As the editor in charge of the opinion pages of newspapers in New York and Los Angeles, what was the hardest part of my job? Dealing with annoying, demanding bosses? Calming down angry readers? Smoothing the enormous egos of neurotic writers? No, that was the easy part.
The hard part was supervising the truly creative artist - the crazy mind that could twist a lance into your brain to make a point that you knew in your heart was true, but mere writers somehow found impossible to capture quite so deftly.
Yes, I am talking about newspaper and magazine editorial cartoonists - truly the "mad men" of journalism.
In various positions at different United States newspapers, I had the job of "supervising" them, an almost impossible task.
Make no mistake about it: At their lampooning best, which is when they are at their meanest, they hardly ever show any mercy - only respect for the truth… even if it is the truth as they see it. They don't care how you see it. There are no soft edges to their work. And they know how to hurt. Sorry to say, but most of them enjoy it - at least the good ones with whom I worked.
Not everyone sees the issues of the world as they do, of course. And the number of angry phone calls I took from readers who were outraged by an editorial cartoon in the newspaper is testament to that. The list includes mayors, governors, university presidents, religious leaders - sometimes, it felt like it would never stop.

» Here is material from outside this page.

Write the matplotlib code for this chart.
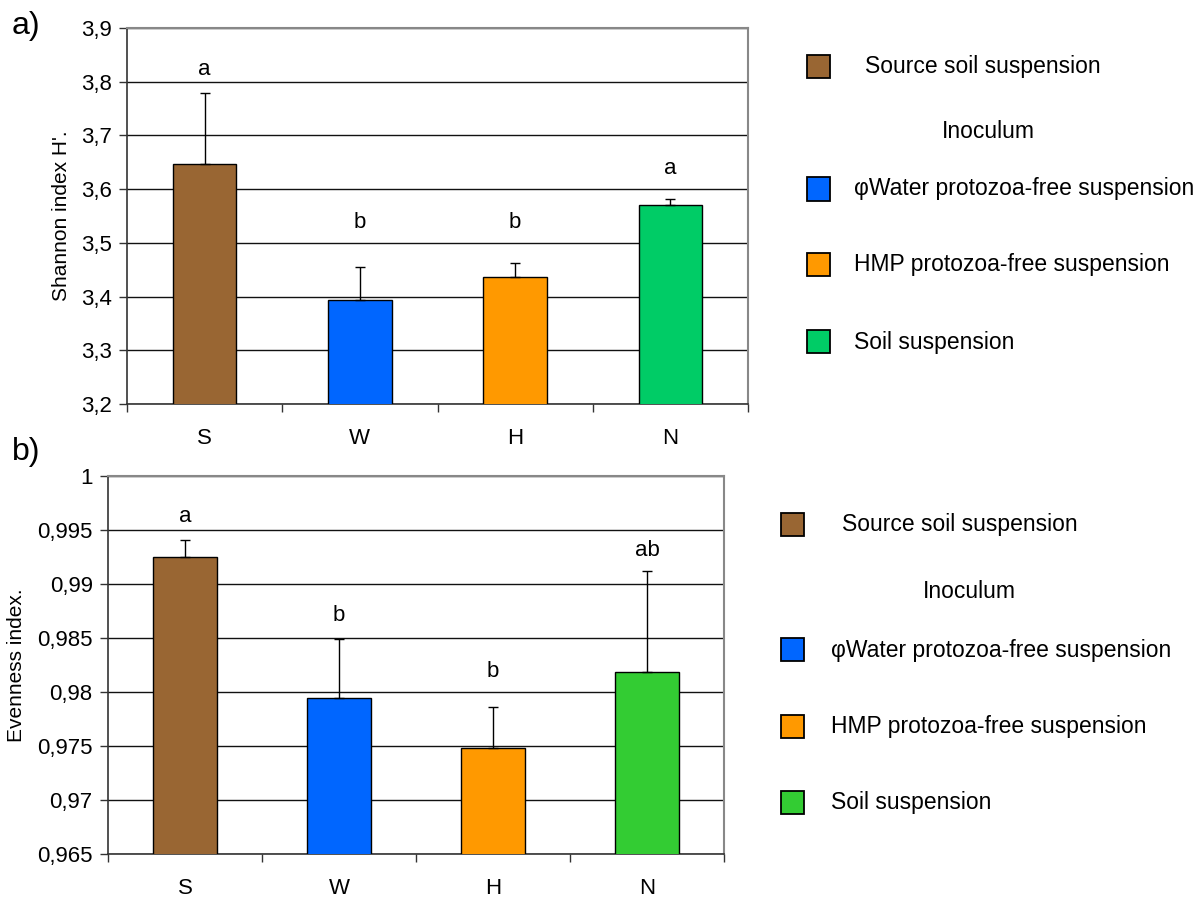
import numpy as np
import matplotlib
matplotlib.use("Agg")
import matplotlib.pyplot as plt
from matplotlib.patches import Rectangle
from matplotlib.ticker import FixedLocator, FuncFormatter

plt.rcParams['font.family'] = ['Liberation Sans', 'DejaVu Sans']

# Treatments
categories = ['S', 'W', 'H', 'N']
legend_labels = ['Source soil suspension', '\u03c6Water protozoa-free suspension',
                 'HMP protozoa-free suspension', 'Soil suspension']

# a) Shannon diversity
shannon_mean = [3.646, 3.393, 3.437, 3.571]
shannon_err = [0.133, 0.062, 0.026, 0.011]
shannon_letters = ['a', 'b', 'b', 'a']
shannon_letter_y = [3.822, 3.537, 3.537, 3.639]
shannon_colors = ['#996633', '#0066FF', '#FF9900', '#00CC66']

# b) Evenness
even_mean = [0.99252, 0.97940, 0.97477, 0.98181]
even_err = [0.00152, 0.00547, 0.00380, 0.00936]
even_letters = ['a', 'b', 'b', 'ab']
even_letter_y = [0.99623, 0.98706, 0.98193, 0.99314]
even_colors = ['#996633', '#0066FF', '#FF9900', '#33CC33']


def comma_fmt(v, pos):
    return ('%g' % round(v, 4)).replace('.', ',')


def draw_panel(ax, means, errs, colors, letters, letter_y, ylim, ystep, ylabel, ylabel_x):
    x = np.arange(len(categories))
    ax.bar(x, means, width=0.41, color=colors, edgecolor='black', linewidth=1.0, zorder=3)
    ax.errorbar(x, means, yerr=[np.zeros(len(errs)), errs], fmt='none', ecolor='black',
                elinewidth=1.0, capsize=3.6, capthick=1.0, zorder=4)
    for xi, lab, ly in zip(x, letters, letter_y):
        ax.text(xi, ly, lab, ha='center', va='center', fontsize=16, zorder=5)

    ax.set_xlim(-0.5, len(categories) - 0.5)
    ax.set_ylim(*ylim)
    yt = np.arange(ylim[0], ylim[1] + ystep / 2, ystep)
    ax.yaxis.set_major_locator(FixedLocator(yt))
    ax.yaxis.set_major_formatter(FuncFormatter(comma_fmt))
    ax.grid(axis='y', color='#111111', linewidth=1.0, zorder=0)

    # category boundaries as ticks, names centred between them
    ax.xaxis.set_major_locator(FixedLocator(np.arange(-0.5, len(categories), 1.0)))
    ax.xaxis.set_minor_locator(FixedLocator(x))
    ax.set_xticklabels([], minor=False)
    ax.set_xticklabels(categories, minor=True)
    ax.tick_params(axis='x', which='major', length=6, width=1, color='#333333')
    ax.tick_params(axis='x', which='minor', length=0, pad=17, labelsize=16)
    ax.tick_params(axis='y', length=6, width=1, color='#333333', pad=5, labelsize=16)

    for side in ['top', 'right']:
        ax.spines[side].set_color('#888888')
        ax.spines[side].set_linewidth(1.5)
    for side in ['left', 'bottom']:
        ax.spines[side].set_color('#333333')
        ax.spines[side].set_linewidth(1.2)

    ax.set_ylabel(ylabel, fontsize=15)
    ax.yaxis.set_label_coords(ylabel_x, 0.5)


def draw_legend(fig, colors, box_x, text_x, inoc_x, rows_y, inoc_y):
    W, H = fig.get_size_inches() * fig.dpi
    size = 23
    for i, (col, lab, ry) in enumerate(zip(colors, legend_labels, rows_y)):
        fig.add_artist(Rectangle(((box_x) / W, 1 - (ry + size / 2) / H), size / W, size / H,
                                 facecolor=col, edgecolor='black', linewidth=1.3,
                                 transform=fig.transFigure))
        tx = text_x + (11 if i == 0 else 0)
        fig.text(tx / W, 1 - ry / H, lab, ha='left', va='center', fontsize=16.5)
    fig.text(inoc_x / W, 1 - inoc_y / H, 'Inoculum', ha='left', va='center', fontsize=16.5)


fig = plt.figure(figsize=(12.03, 8.97), dpi=100)
W, H = 1203, 897

ax1 = fig.add_axes([127 / W, 1 - 404 / H, (748 - 127) / W, (404 - 28) / H])
draw_panel(ax1, shannon_mean, shannon_err, shannon_colors, shannon_letters, shannon_letter_y,
           (3.2, 3.9), 0.1, "Shannon index H'.", -0.09)

ax2 = fig.add_axes([108 / W, 1 - 854 / H, (724 - 108) / W, (854 - 476) / H])
draw_panel(ax2, even_mean, even_err, even_colors, even_letters, even_letter_y,
           (0.965, 1.0), 0.005, 'Evenness index.', -0.133)

draw_legend(fig, shannon_colors, 807, 854, 942, [67, 189, 265, 342], 132)
draw_legend(fig, even_colors, 781, 831, 923, [525, 650, 727, 803], 592)

fig.text(12 / W, 1 - 26 / H, 'a)', ha='left', va='center', fontsize=23)
fig.text(12 / W, 1 - 452 / H, 'b)', ha='left', va='center', fontsize=23)

fig.savefig('out.png', dpi=100)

And I also got many angry, worried calls from my bosses, especially newspaper publishers. American publishers like to make all their readers happy. But the editorial cartoonist views his work not as happy-making or newspaper marketing, but as newspaper truth-finding. Their view is that if everyone is happy, they are doing something wrong.
There's really not much the "supervisor" can do. On very rare occasions, it's possible to simply not publish the cartoon - I remember once spiking a tasteless drawing of Saddam Hussein "mooning" to the world. But if you do that too often, you break the spirit of the artist (and of largely admiring employees), and hate yourself later for not having had more editorial courage.
You then risk defeating the whole purpose of the newspaper: to fervently engage readers in the news, issues and controversies of the day, whether through the relatively civilised rationalities of expression in prose or through the relatively barbaric "emotional drone attacks" of the editorial cartoonist.
Some of the esteemed cartoonists with whom I worked have received Pulitzer Prizes - and many other top awards. However, in recent years, at US newspapers at least, the edgiest of them have retired, or been quietly retired.
The new crop seems, to me at least, tamer, even worryingly polite - more like genteel illustrators than the noisy but brilliant drunk at the family dinner table. The passion somehow seems to have diminished.
But not in Paris: Tame was not the word to describe the caustic cartoons of Charlie Hebdo, the French satirical magazine targeted in an attack by gunmen that killed 12 people, including journalists, cartoonists and police officers.
We should understand that the range of its cartooning was hardly confined to Islamic targets; its people skewered just about every imaginable sacred cow under the sun. Charlie Hebdo was, in effect, an equal-opportunity insulter.
The gunmen might have killed the magazine's staff, but they have rekindled the spirit and reason of the satirical magazine in general.
They did not realise it, but these Islamist assassins met an enemy that, over time, will defeat them. They met the truth.
American author and professor Tom Plate was an editorial page editor, at various times, at the Los Angeles Times, New York Newsday, the Los Angeles Herald Examiner and Long Island Newsday. His published memoir on these experiences is titled Confessions Of An American Media Man.